• _Available data_

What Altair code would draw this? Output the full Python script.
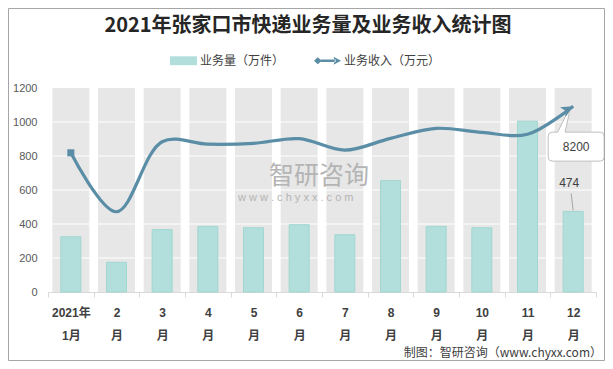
import altair as alt
import pandas as pd

# ---------------- data ----------------
months = ["2021年1月", "2月", "3月", "4月", "5月", "6月", "7月", "8月", "9月", "10月", "11月", "12月"]
volume = [325, 175, 367, 386, 378, 396, 337, 655, 386, 378, 1005, 474]          # 业务量（万件）
revenue = [6140, 3540, 6630, 6520, 6555, 6765, 6260, 6780, 7220, 7040, 6960, 8200]  # 业务收入（万元）
band_top = [1200] * 12            # grey background band of each month
y_ticks = [0, 200, 400, 600, 800, 1000, 1200]
grid_values = [200, 400, 600, 800, 1000]
series_names = ["业务量（万件）", "业务收入（万元）"]

title_text = "2021年张家口市快递业务量及业务收入统计图"
source_text = "制图：智研咨询（www.chyxx.com）"

TEAL = "#B2DFDB"
TEAL_EDGE = "#A2D6D1"
BLUE = "#5A8DA6"
GREY_BAND = "#E7E7E7"
FONT = "Liberation Sans, Noto Sans CJK SC"
CJK = "Noto Sans CJK SC"

df = pd.DataFrame({"month": months, "volume": volume, "revenue": revenue, "band": band_top})

base = alt.Chart(df)

x_axis = alt.Axis(
    title=None, labelAngle=0, labelFont=FONT, labelFontWeight="bold", labelFontSize=12,
    labelColor="#404040", labelLineHeight=23, labelPadding=10,
    labelExpr=("!datum.value ? '' : (datum.value == '2021年1月' ? ['2021年', '1月'] : "
               "[replace(datum.value, '月', ''), '月'])"),
    domainColor="#D9D9D9", tickColor="#D9D9D9", tickSize=5, tickBand="extent", grid=False,
)
x_scale = alt.Scale(paddingInner=0, paddingOuter=0)
X = alt.X("month:N", sort=months, scale=x_scale, axis=x_axis)

y_axis = alt.Axis(values=y_ticks, format="d", domain=False, ticks=False, grid=False, labelPadding=11,
                  labelColor="#595959", labelFontSize=11, labelFont=FONT, title=None)
y_scale = alt.Scale(domain=[0, 1200], nice=False)
y2_scale = alt.Scale(domain=[0, 9000], nice=False)

# ---- primary axis group (bars) ----
grey = base.mark_bar(color=GREY_BAND, width=37).encode(
    x=X, y=alt.Y("band:Q", scale=y_scale, axis=y_axis))
grid = alt.Chart(pd.DataFrame({"g": grid_values})).mark_rule(color="white", strokeWidth=1).encode(
    y=alt.Y("g:Q", scale=y_scale, axis=y_axis))
bars = base.mark_bar(color=TEAL, stroke=TEAL_EDGE, strokeWidth=1, width=20).encode(
    x=X, y=alt.Y("volume:Q", scale=y_scale, axis=y_axis))
dec_bar = base.transform_filter(alt.datum.month == "12月")
leader = dec_bar.mark_point(shape="M0,-1L-2,-18", size=4, filled=False, color="#A6A6A6",
                            strokeWidth=1, opacity=1).encode(
    x=X, y=alt.Y("volume:Q", scale=y_scale, axis=y_axis))
lbl_bar = dec_bar.mark_text(dx=-4, dy=-28, fontSize=12, font=FONT, color="#404040").encode(
    x=X, y=alt.Y("volume:Q", scale=y_scale, axis=y_axis), text="volume:Q")
bars_group = alt.layer(grey, grid, bars, leader, lbl_bar)

# ---- watermark ----
wm1 = alt.Chart(pd.DataFrame({"t": ["智研咨询"]})).mark_text(
    align="left", baseline="middle", fontSize=25, font=CJK, color="#B4B4B4").encode(
    x=alt.value(221), y=alt.value(88), text="t:N")
wm2 = alt.Chart(pd.DataFrame({"t": ["w w w . c h y x x . c o m"]})).mark_text(
    align="left", baseline="middle", fontSize=11, font=FONT, color="#B4B4B4").encode(
    x=alt.value(190), y=alt.value(110), text="t:N")

# ---- secondary axis group (line) ----
Yr = alt.Y("revenue:Q", scale=y2_scale, axis=None)
line = base.mark_line(color=BLUE, strokeWidth=3.2, interpolate="catmull-rom").encode(x=X, y=Yr)
start = base.transform_filter(alt.datum.month == "2021年1月").mark_point(
    shape="square", size=50, filled=True, color=BLUE, opacity=1).encode(x=X, y=Yr)
dec_line = base.transform_filter(alt.datum.month == "12月")
callout_path = ("M-21,26 L-15.5,26 L-2.5,0 L-8,26 L27,26 Q31,26 31,30 L31,51 Q31,55 27,55 "
                "L-21,55 Q-25,55 -25,51 L-25,30 Q-25,26 -21,26 Z")
callout = dec_line.mark_point(shape=callout_path, size=4, filled=True, fill="white",
                              stroke="#BFBFBF", strokeWidth=1, opacity=1).encode(x=X, y=Yr)
arrow = dec_line.mark_point(shape="M0,0L-12,-5.5L-9,0L-12,5.5Z", size=4, angle=330,
                            filled=True, color=BLUE, opacity=1).encode(x=X, y=Yr)
lbl_line = dec_line.mark_text(dx=3, dy=41, fontSize=12, font=FONT, color="#404040").encode(
    x=X, y=Yr, text="revenue:Q")
line_group = alt.layer(line, start, callout, arrow, lbl_line)

# ---- legend ----
rect_path = "M-1,-0.33H1V0.33H-1Z"
arrow_path = ("M-1,0L-0.72,-0.26L-0.44,0L-0.72,0.26Z M-0.5,-0.09H0.6V0.09H-0.5Z "
              "M1,0L0.45,-0.3L0.55,0L0.45,0.3Z")
leg = alt.Legend(orient="none", legendX=122, legendY=-41, direction="horizontal", title=None,
                 symbolSize=729, symbolStrokeWidth=0, symbolOpacity=1, labelFontSize=12,
                 labelFont=CJK, labelColor="#404040", labelOffset=3, columnPadding=29)
legend_layer = alt.Chart(pd.DataFrame({"series": series_names})).transform_filter("false").mark_point(
    filled=True).encode(
    color=alt.Color("series:N", scale=alt.Scale(domain=series_names, range=[TEAL, BLUE]), legend=leg),
    shape=alt.Shape("series:N", scale=alt.Scale(domain=series_names, range=[rect_path, arrow_path]),
                    legend=leg),
)

# ---- source note & frame ----
note = alt.Chart(pd.DataFrame({"t": [source_text]})).mark_text(
    align="right", baseline="middle", fontSize=12, font=CJK, color="#404040").encode(
    x=alt.value(554), y=alt.value(265), text="t:N")
frame = alt.Chart(pd.DataFrame({"t": [0]})).mark_rect(fill=None, stroke="#A6A6A6", strokeWidth=1).encode(
    x=alt.value(-39.5), x2=alt.value(556.5), y=alt.value(-79.5), y2=alt.value(272.5))

chart = alt.layer(bars_group, wm1, wm2, line_group, legend_layer, note, frame).resolve_scale(
    y="independent"
).properties(
    width=548, height=204,
    padding={"left": 40, "top": 80, "right": 9, "bottom": 69},
    autosize="none",
    title=alt.TitleParams(title_text, fontSize=20, font=CJK, fontWeight="bold", color="#262626",
                          anchor="middle", dx=-14, dy=28, offset=0),
    background="white",
).configure_view(stroke=None)

chart.save("out.html", embed_options={"renderer": "svg", "actions": False})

• _Your goal_
Output exactly the span of lines from the top of the listing through the line holding "base = alt.Chart(df)", and leave every picture out.

• _Written response_
What Altair code would draw this? Output the full Python script.
import altair as alt
import pandas as pd

# ---------------- data ----------------
months = ["2021年1月", "2月", "3月", "4月", "5月", "6月", "7月", "8月", "9月", "10月", "11月", "12月"]
volume = [325, 175, 367, 386, 378, 396, 337, 655, 386, 378, 1005, 474]          # 业务量（万件）
revenue = [6140, 3540, 6630, 6520, 6555, 6765, 6260, 6780, 7220, 7040, 6960, 8200]  # 业务收入（万元）
band_top = [1200] * 12            # grey background band of each month
y_ticks = [0, 200, 400, 600, 800, 1000, 1200]
grid_values = [200, 400, 600, 800, 1000]
series_names = ["业务量（万件）", "业务收入（万元）"]

title_text = "2021年张家口市快递业务量及业务收入统计图"
source_text = "制图：智研咨询（www.chyxx.com）"

TEAL = "#B2DFDB"
TEAL_EDGE = "#A2D6D1"
BLUE = "#5A8DA6"
GREY_BAND = "#E7E7E7"
FONT = "Liberation Sans, Noto Sans CJK SC"
CJK = "Noto Sans CJK SC"

df = pd.DataFrame({"month": months, "volume": volume, "revenue": revenue, "band": band_top})

base = alt.Chart(df)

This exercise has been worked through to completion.